Extrahepatic portal vein occlusion is classified as primary or secondary, and causes such as abdominal surgery, like PD, are secondary. The causes of extrahepatic portal vein obstruction after PD include postoperative portal vein thrombosis, periportal adhesions, inflammation due to lymph node dissection or anastomotic leakage, and tumor recurrence around the portal vein . One report noted that a postoperative pancreatic fistula was an independent risk factor for benign PV stenosis after PD . In this case, there was a grade A pancreatic fistula after PD surgery, which was considered as a cause of the portal vein stenosis. As long-term survival after PD has become possible , late complications include varicose vein formation and gastrointestinal bleeding due to stenosis or occlusion of the portal vein.
Ectopic variceal bleeding is generally massive and life-threatening with a mortality rate of approximately 40%. Up to 17% of ectopic varices occur in the duodenum . Varicose veins of the jejunum after PD are often challenging to reach using an endoscope, making diagnosis difficult. Additionally, endoscopic hemostasis is difficult. However, DB enteroscopy has recently made it possible to visualize and diagnose varicose veins . Here, we identified vasodilatation near the hepaticojejunostomy site using DB enteroscopy resulting in the diagnosis.
Endoscopic treatment of varices of the jejunum in the presence of portal vein stenosis causes hepatofugal portal venous flow, resulting in the exacerbation of esophagogastric varices and bleeding. Repeated bleeding from the jejunum and gastroesophageal varices after endoscopic treatment of portal vein stenosis patients have been reported . Unlike esophageal varices in cirrhosis, the endoscopic hemostatic effect of hepatopetal jejunal varices due to extrahepatic portal vein obstruction is short-lived, and other means of hemostasis are required. Therefore, it is important to treat portal stenosis, which is the essence of the disease, and to lower portal pressure as a fundamental treatment procedure. Recently, an increasing number of reports have noted that portal vein stenting and transjugular intrahepatic portosystemic shunt (TIPS) are less invasive, more physiological, and more practical than revascularization. Portal vein stenting has improved clinical symptoms in over 80% of cases [3, 11]. However, there have been some reports of patients experiencing gastrointestinal bleeding after stenting, and the average patency period has been reported as 6 days to 29 months , which is not long enough for long-term patency. TIPS was not applicable in this case because of extrahepatic portal vein obstruction.
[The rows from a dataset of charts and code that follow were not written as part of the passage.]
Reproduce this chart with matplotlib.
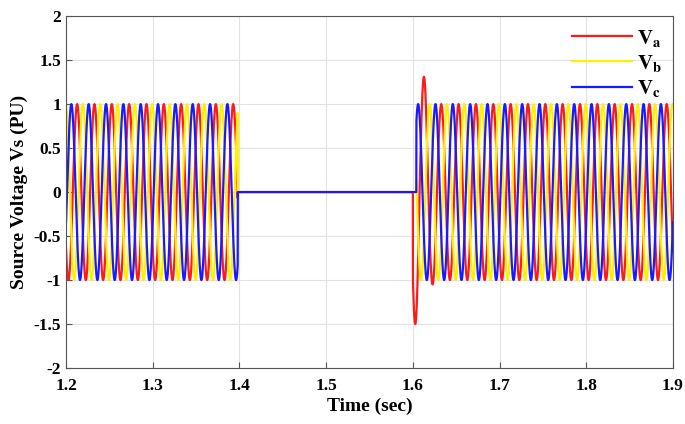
import numpy as np
import matplotlib
matplotlib.use("Agg")
import matplotlib.pyplot as plt

# signal parameters
T_START, T_END = 1.2, 1.9
FREQ = 50.0                          # Hz
PHASE_NAMES = ["a", "b", "c"]
PHASE_DEG = [220.0, 100.0, -20.0]    # phase angle at t = 1.2 s
COLORS = ["#ff1a1a", "#fff000", "#1a1aff"]
FAULT_START = 1.398                  # supply lost
RESTART = [1.600, 1.604, 1.604]      # each phase reconnects
VA_HALF_CYCLE_PEAKS = [1.5, 1.31, 1.05]  # transient overshoot of Va after reconnect

X_TICKS = [1.2, 1.3, 1.4, 1.5, 1.6, 1.7, 1.8, 1.9]
Y_TICKS = [-2, -1.5, -1, -0.5, 0, 0.5, 1, 1.5, 2]


def phase_voltage(t, idx):
    theta = 2 * np.pi * FREQ * (t - T_START) + np.deg2rad(PHASE_DEG[idx])
    v = np.sin(theta)
    if idx == 0:
        # scale the first half cycles after reconnect
        theta0 = 2 * np.pi * FREQ * (RESTART[0] - T_START) + np.deg2rad(PHASE_DEG[0])
        half0 = np.floor(theta0 / np.pi)
        half = np.floor(theta / np.pi) - half0
        amp = np.ones_like(t)
        for k, pk in enumerate(VA_HALF_CYCLE_PEAKS):
            amp[(half == k) & (t >= RESTART[0])] = pk
        v = v * amp
    off = (t >= FAULT_START) & (t < RESTART[idx])
    v[off] = 0.0
    return v


t = np.arange(T_START, T_END + 1e-6, 1e-5)

plt.rcParams["font.family"] = ["Liberation Serif", "DejaVu Serif"]
plt.rcParams["mathtext.fontset"] = "stix"

fig = plt.figure(figsize=(6.85, 4.24), dpi=100)
ax = fig.add_axes([0.0964, 0.132, 0.886, 0.830])

for i, name in enumerate(PHASE_NAMES):
    ax.plot(t, phase_voltage(t, i), color=COLORS[i], linewidth=1.6,
            label=r"$\mathbf{V_%s}$" % name)

ax.set_xlim(T_START, T_END)
ax.set_ylim(-2, 2)
ax.set_xticks(X_TICKS)
ax.set_yticks(Y_TICKS)
ax.set_xticklabels([f"{x:g}" for x in X_TICKS])
ax.set_yticklabels([f"{y:g}" for y in Y_TICKS])
ax.grid(color="#e2e2e2", linewidth=0.8)
ax.tick_params(direction="in", labelsize=12.5, length=4, color="#555555")
ax.tick_params(axis="x", pad=7)
for lab in ax.get_xticklabels() + ax.get_yticklabels():
    lab.set_fontweight("bold")
for sp in ax.spines.values():
    sp.set_color("#555555")

ax.set_xlabel("Time (sec)", fontsize=14, fontweight="bold", labelpad=3)
ax.set_ylabel("Source Voltage Vs (PU)", fontsize=14, fontweight="bold", labelpad=4)

ax.legend(loc="upper right", frameon=False, fontsize=15, handlelength=2.9,
          labelspacing=0.2, borderaxespad=0.25, handletextpad=0.2,
          borderpad=0.3)

fig.savefig("out.png", dpi=100)
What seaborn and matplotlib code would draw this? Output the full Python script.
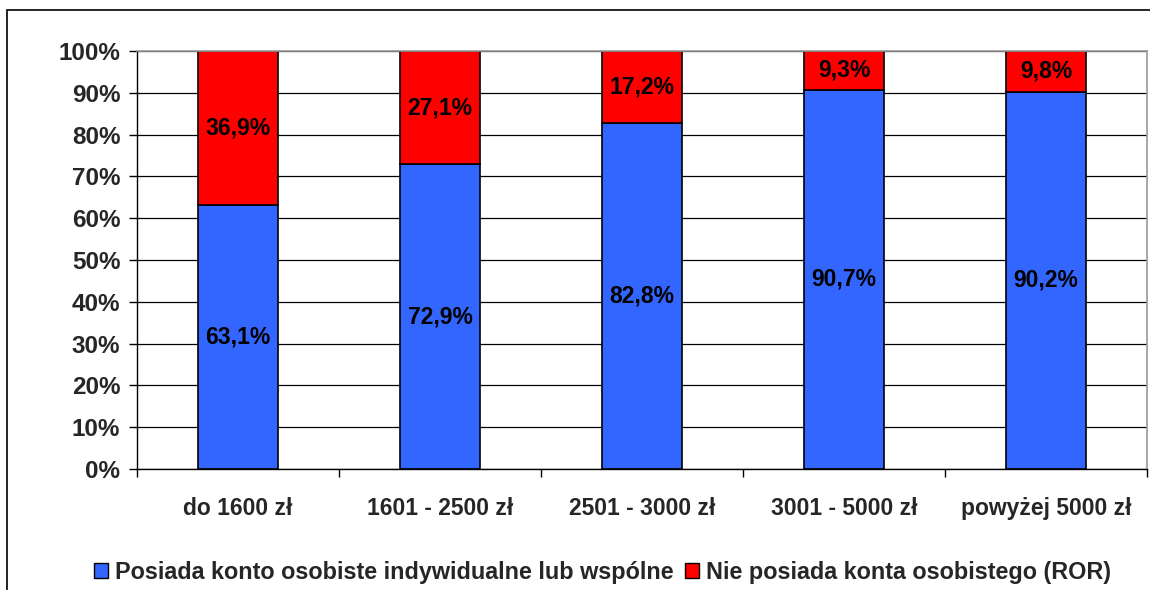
import matplotlib
matplotlib.use("Agg")
import matplotlib.pyplot as plt
from matplotlib.patches import Rectangle, Patch
import seaborn as sns
import pandas as pd

# Data
categories = ["do 1600 zł", "1601 - 2500 zł", "2501 - 3000 zł", "3001 - 5000 zł", "powyżej 5000 zł"]
has_account = [63.1, 72.9, 82.8, 90.7, 90.2]
no_account = [36.9, 27.1, 17.2, 9.3, 9.8]
series_names = ["Posiada konto osobiste indywidualne lub wspólne", "Nie posiada konta osobistego (ROR)"]
blue = "#3366FF"
red = "#FF0000"

sns.set_theme(style="white")
plt.rcParams["font.family"] = ["Liberation Sans", "DejaVu Sans"]
plt.rcParams["font.weight"] = "bold"

df = pd.DataFrame({"cat": categories, "has": has_account, "no": no_account})

fig = plt.figure(figsize=(11.5, 5.9), dpi=100)
ax = fig.add_axes([137 / 1150, 1 - 469 / 590, 1010 / 1150, 418 / 590])

# outer chart frame (cropped on right and bottom)
fig.add_artist(Rectangle((7 / 1150, -0.1), 1.2, 1.1 - 10 / 590, transform=fig.transFigure,
                         fill=False, edgecolor="black", linewidth=1.2, clip_on=False))

ax.set_axisbelow(True)
ax.yaxis.grid(True, color="black", linewidth=0.9)

sns.barplot(data=df, x="cat", y="has", color=blue, width=0.4, edgecolor="black",
            linewidth=1.2, saturation=1, ax=ax)
sns.barplot(data=df, x="cat", y="no", bottom=df["has"], color=red, width=0.4,
            edgecolor="black", linewidth=1.2, saturation=1, ax=ax)

for i, (h, n) in enumerate(zip(has_account, no_account)):
    ax.text(i, h / 2, f"{h:.1f}%".replace(".", ","), ha="center", va="center",
            fontsize=16.5, fontweight="bold", color="black")
    ax.text(i, h + n / 2, f"{n:.1f}%".replace(".", ","), ha="center", va="center",
            fontsize=16.5, fontweight="bold", color="black")

ax.set_xlim(-0.5, 4.5)
ax.set_ylim(0, 100)
ax.set_yticks(range(0, 101, 10))
ax.set_yticklabels([f"{v}%" for v in range(0, 101, 10)], fontsize=17.5, fontweight="bold")
ax.set_xticks(range(len(categories)))
ax.set_xticklabels(categories, fontsize=16.5, fontweight="bold")
ax.set_xticks([i - 0.5 for i in range(len(categories) + 1)], minor=True)
ax.tick_params(axis="x", which="major", length=0, pad=20)
ax.tick_params(axis="x", which="minor", length=6, width=1, color="black", direction="out", bottom=True)
ax.tick_params(axis="y", length=6, width=1, color="black", direction="out", left=True, pad=6)
ax.set_xlabel("")
ax.set_ylabel("")

for side in ["left", "bottom"]:
    ax.spines[side].set_color("black")
    ax.spines[side].set_linewidth(1)
for side in ["top", "right"]:
    ax.spines[side].set_color("#999999")
    ax.spines[side].set_linewidth(1.2)

handles = [Patch(facecolor=blue, edgecolor="black", linewidth=1),
           Patch(facecolor=red, edgecolor="black", linewidth=1)]
fig.legend(handles, series_names, loc="center", bbox_to_anchor=(0.524, 1 - 572 / 590),
           ncol=2, frameon=False, handlelength=0.6, handleheight=0.6,
           handletextpad=0.3, columnspacing=0.5, prop={"weight": "bold", "size": 16.8})

fig.savefig("out.png", dpi=100)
Surgical revascularization includes a Rex shunt and a portosystemic shunt. In the portosystemic shunt, the shunting site and anastomosis method can be selected according to the situation . The efficacy of the portosystemic shunt for varicose veins has been reported to be 100% while the efficacy of the Rex shunt has been reported to be 96% . The Rex shunt for adults with severe adhesions due to PD has been less common because of its difficulty and complexity . A spleno-renal or inferior mesenteric–renal vein shunt was not recommended due to stenosis of the splenic and inferior mesenteric veins . Therefore, we performed a portosystemic shunt (SMV–IVC) using a testicular vein as the shunt vessel without a graft. To our knowledge, this is the first case of a portosystemic shunt using the testicular vein. This shunting procedure is performed caudal to the transverse mesentery, so postoperative adhesions were not a concern. Additionally, the right testicular vein ran dorsal to the small mesentery, allowing for a relatively long neurovascular pedicle that could be freely anastomosed with the SMV. Moreover, it has been reported that distal splenic renal shunting for portal vein stenosis preserved hepatic portal blood flow in 88–90% of cases in the early postoperative period, suggesting that portal blood flow is less affected and the risk of hepatic encephalopathy is lower than for major shunting operations, such as a portal–IVC shunt [16, 17]. In this case, portal pressure was maintained at 22 mmHg after the bypass surgery, suggesting that the portosystemic shunt using the testicular vein worked similarly to a selective shunting procedure such as a distal spleno-renal shunt. Therefore, it is considered to have a lower risk of hepatic encephalopathy than significant shunts.